Jira and MS Project are execution tools wearing a planning hat
Genuine question for other PMs and delivery managers here: how many of you have opened Jira or MS Project to build a proposal, and felt like you were forcing a square peg into a round hole?
Here's the mismatch I keep running into. Jira is built to track work that's already been broken down and assigned. MS Project is built to schedule work that's already been scoped. Both assume the hard part - figuring out what the work even is and how confident you are in your numbers - already happened somewhere else.
But the initiation phase is exactly where that hard part lives. You're sitting with a client who hasn't signed anything yet. You don't have a backlog. You don't have a confirmed scope. What you have is a rough idea of tasks, a gut feeling about risk, and a need to produce a number you can defend.
Neither tool gives you that. Jira will let you create epics and stories, but it has no concept of "this task could take 40 hours or it could take 90, and here's how confident I am." MS Project will let you build a Gantt chart, but the moment a client asks "what if we cut this feature," you're not adjusting a live model - you're rebuilding a schedule and hoping the dependencies don't break.
The real cost isn't the rebuild. It's what happens during the meeting while you're not answering.

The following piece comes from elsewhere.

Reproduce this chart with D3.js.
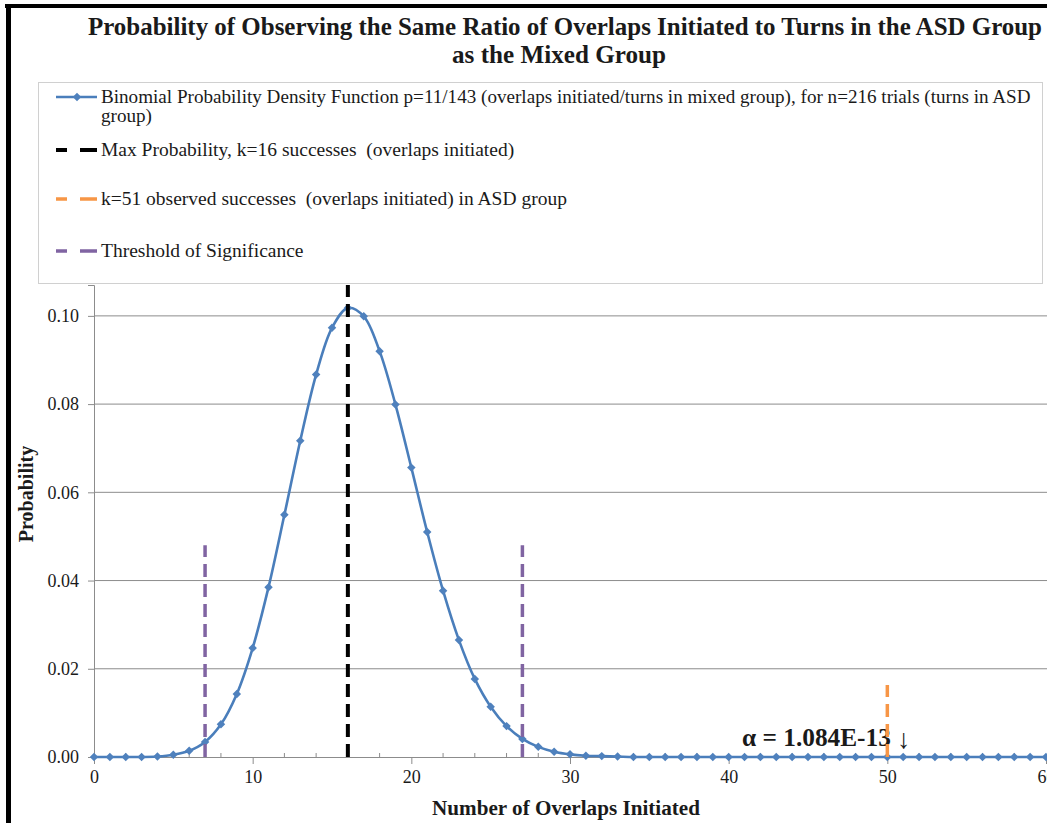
<!DOCTYPE html>
<html>
<head>
<meta charset="utf-8">
<script src="https://cdn.jsdelivr.net/npm/d3@7/dist/d3.min.js"></script>
<style>
  html, body { margin: 0; padding: 0; background: #fff; }
  svg { display: block; }
  text { font-family: "Liberation Serif", "Times New Roman", serif; fill: #1a1a1a; }
</style>
</head>
<body>
<svg id="chart" width="1047" height="823"></svg>
<script>
// Number of successes k (overlaps initiated) on the horizontal axis
const successes = [
  0, 1, 2, 3, 4, 5, 6, 7, 8, 9,
  10, 11, 12, 13, 14, 15, 16, 17, 18, 19,
  20, 21, 22, 23, 24, 25, 26, 27, 28, 29,
  30, 31, 32, 33, 34, 35, 36, 37, 38, 39,
  40, 41, 42, 43, 44, 45, 46, 47, 48, 49,
  50, 51, 52, 53, 54, 55, 56, 57, 58, 59, 60
];
// Binomial probability for each k (p = 11/143, n = 216)
const probability = [
  0.0000, 0.0000, 0.0000, 0.0000, 0.0001, 0.0005, 0.0014, 0.0034, 0.0074, 0.0143,
  0.0247, 0.0385, 0.0549, 0.0717, 0.0867, 0.0973, 0.1018, 0.0999, 0.0920, 0.0799,
  0.0656, 0.0510, 0.0377, 0.0265, 0.0177, 0.0114, 0.0070, 0.0041, 0.0023, 0.0012,
  0.0006, 0.0003, 0.0002, 0.0001, 0.0000, 0.0000, 0.0000, 0.0000, 0.0000, 0.0000,
  0.0000, 0.0000, 0.0000, 0.0000, 0.0000, 0.0000, 0.0000, 0.0000, 0.0000, 0.0000,
  0.0000, 0.0000, 0.0000, 0.0000, 0.0000, 0.0000, 0.0000, 0.0000, 0.0000, 0.0000, 0.0000
];
// Reference lines: k position and the height each is drawn up to
const maxProbLine = { k: 16, top: 0.107 };
const observedLine = { k: 50, top: 0.0163 };
const thresholdLines = [ { k: 7, top: 0.048 }, { k: 27, top: 0.048 } ];

const yTicks = [0, 0.02, 0.04, 0.06, 0.08, 0.10];
const xTicks = [0, 10, 20, 30, 40, 50, 60];
const xMinorTicks = [2, 4, 6, 8, 12, 14, 16, 18, 22, 24, 26, 28, 32, 34, 36, 38, 42, 44, 46, 48, 52, 54, 56, 58];

const titleLines = [
  "Probability of Observing the Same Ratio of Overlaps Initiated to Turns in the ASD Group",
  "as the Mixed Group"
];
const xTitle = "Number of Overlaps Initiated";
const yTitle = "Probability";
const legendItems = [
  { lines: ["Binomial Probability Density Function p=11/143 (overlaps initiated/turns in mixed group), for n=216 trials (turns in ASD", "group)"], kind: "series" },
  { lines: ["Max Probability, k=16 successes\u00A0 (overlaps initiated)"], kind: "max" },
  { lines: ["k=51 observed successes\u00A0 (overlaps initiated) in ASD group"], kind: "observed" },
  { lines: ["Threshold of Significance"], kind: "threshold" }
];
const alphaLabel = "\u03B1 = 1.084E-13";

const colors = {
  series: "#4A7EBB", marker: "#4F81BD", max: "#000000",
  observed: "#F79646", threshold: "#8064A2", grid: "#8c8c8c"
};
const serif = "Liberation Serif";

const svg = d3.select("#chart");

// scales
const x = d3.scaleLinear().domain([0, 60]).range([94, 1046]);
const y = d3.scaleLinear().domain([0, 0.107]).range([757, 285]);

// gridlines
svg.append("g").selectAll("line").data(yTicks.slice(1)).join("line")
  .attr("x1", x(0)).attr("x2", 1047)
  .attr("y1", d => y(d)).attr("y2", d => y(d))
  .attr("stroke", colors.grid).attr("stroke-width", 1);

// y axis
const yAxis = svg.append("g").attr("transform", `translate(${x(0)},0)`)
  .call(d3.axisLeft(y).tickValues(yTicks).tickFormat(d3.format(".2f")).tickSize(6).tickPadding(9));
yAxis.select(".domain").attr("stroke", colors.grid);
yAxis.selectAll(".tick line").attr("stroke", colors.grid);
yAxis.selectAll(".tick text").attr("font-size", 18).attr("font-family", serif).attr("fill", "#333");

// x axis: major ticks outside, minor ticks inside
const xAxis = svg.append("g").attr("transform", `translate(0,${y(0)})`)
  .call(d3.axisBottom(x).tickValues(xTicks).tickFormat(d3.format("d")).tickSize(7).tickPadding(6));
xAxis.select(".domain").attr("stroke", colors.grid);
xAxis.selectAll(".tick line").attr("stroke", colors.grid);
xAxis.selectAll(".tick text").attr("font-size", 18).attr("font-family", serif).attr("fill", "#333");
svg.append("g").selectAll("line").data(xMinorTicks).join("line")
  .attr("x1", d => x(d)).attr("x2", d => x(d))
  .attr("y1", y(0)).attr("y2", y(0) - 4)
  .attr("stroke", colors.grid);

// series line (smoothed) and diamond markers
const pts = successes.map((k, i) => [k, probability[i]]);
const line = d3.line().x(d => x(d[0])).y(d => y(d[1])).curve(d3.curveCatmullRom.alpha(0.5));
svg.append("path").attr("d", line(pts))
  .attr("fill", "none").attr("stroke", colors.series).attr("stroke-width", 2.6);

const diamond = d3.symbol().type(d3.symbolSquare).size(36);
svg.append("g").selectAll("path").data(pts).join("path")
  .attr("d", diamond)
  .attr("transform", d => `translate(${x(d[0])},${y(d[1])}) rotate(45)`)
  .attr("fill", colors.marker);

// dashed reference lines
function vline(spec, color, width) {
  svg.append("line")
    .attr("x1", x(spec.k)).attr("x2", x(spec.k))
    .attr("y1", y(0)).attr("y2", y(spec.top))
    .attr("stroke", color).attr("stroke-width", width)
    .attr("stroke-dasharray", "13,7");
}
thresholdLines.forEach(t => vline(t, colors.threshold, 3.5));
vline(maxProbLine, colors.max, 4);

// fit helper: scale a text's font size so it spans a target width
function fitWidth(sel, width) {
  const w = sel.node().getComputedTextLength();
  const fs = parseFloat(sel.attr("font-size"));
  sel.attr("font-size", fs * width / w);
}

// alpha annotation next to the observed count
const alphaText = svg.append("text")
  .attr("x", 742).attr("y", 746).attr("font-family", serif)
  .attr("font-size", 21).attr("font-weight", "bold").text(alphaLabel);
fitWidth(alphaText, 149);
svg.append("text").attr("x", 897).attr("y", 748).attr("font-family", serif)
  .attr("font-size", 27).text("\u2193");
vline(observedLine, colors.observed, 3.5);

// legend
const lg = svg.append("g");
lg.append("rect").attr("x", 38.5).attr("y", 82.5).attr("width", 1004).attr("height", 201)
  .attr("fill", "#fff").attr("stroke", "#d0d0d0").attr("stroke-width", 1);
const rowY = [97, 150, 199, 251];
const legendFont = 19.5;
legendItems.forEach((item, i) => {
  const cy = rowY[i];
  if (item.kind === "series") {
    lg.append("line").attr("x1", 56).attr("x2", 97).attr("y1", cy).attr("y2", cy)
      .attr("stroke", colors.series).attr("stroke-width", 2.6);
    lg.append("path").attr("d", diamond)
      .attr("transform", `translate(77,${cy}) rotate(45)`).attr("fill", colors.marker);
  } else {
    lg.append("line").attr("x1", 56).attr("x2", 97).attr("y1", cy).attr("y2", cy)
      .attr("stroke", colors[item.kind]).attr("stroke-width", item.kind === "max" ? 4 : 3.5)
      .attr("stroke-dasharray", "11,13,17");
  }
  const texts = item.lines.map((t, j) => lg.append("text")
    .attr("x", 101).attr("y", cy + 6 + j * 19)
    .attr("font-family", serif).attr("font-size", legendFont).text(t));
  // the long wrapped entry is sized to the legend's inner width
  if (i === 0) {
    fitWidth(texts[0], 930);
    texts.forEach(tx => tx.attr("font-size", texts[0].attr("font-size")));
  }
});

// titles
svg.append("text").attr("x", 565).attr("y", 35).attr("text-anchor", "middle")
  .attr("font-family", serif).attr("font-size", 25).attr("font-weight", "bold")
  .attr("textLength", 954).attr("lengthAdjust", "spacingAndGlyphs").text(titleLines[0]);
svg.append("text").attr("x", 559).attr("y", 63).attr("text-anchor", "middle")
  .attr("font-family", serif).attr("font-size", 25).attr("font-weight", "bold")
  .attr("textLength", 214).attr("lengthAdjust", "spacingAndGlyphs").text(titleLines[1]);

const xt = svg.append("text").attr("x", 566).attr("y", 815).attr("text-anchor", "middle")
  .attr("font-family", serif).attr("font-size", 20).attr("font-weight", "bold").text(xTitle);
fitWidth(xt, 268);
svg.append("text").attr("transform", "translate(33,494) rotate(-90)")
  .attr("text-anchor", "middle").attr("font-family", serif)
  .attr("font-size", 20).attr("font-weight", "bold").text(yTitle);

// frame edges
svg.append("rect").attr("x", 5).attr("y", 4).attr("width", 1042).attr("height", 4).attr("fill", "#000");
svg.append("rect").attr("x", 6).attr("y", 4).attr("width", 5).attr("height", 819).attr("fill", "#000");
</script>
</body>
</html>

You say "let me get back to you," the moment passes, and you've burned one of a limited number of shots you get with that client.
That gap - no probability modeling, no live recalculation - is what got me building something of my own for this specific phase. Still think Jira and MS Project are the right tools once a project is signed and scoped. This is just about the part before that, where you're trying to win the work in the first place.
Curious how others have hacked around this. Spreadsheets? A separate estimation tool? Just eating the pain and rebuilding offline each time?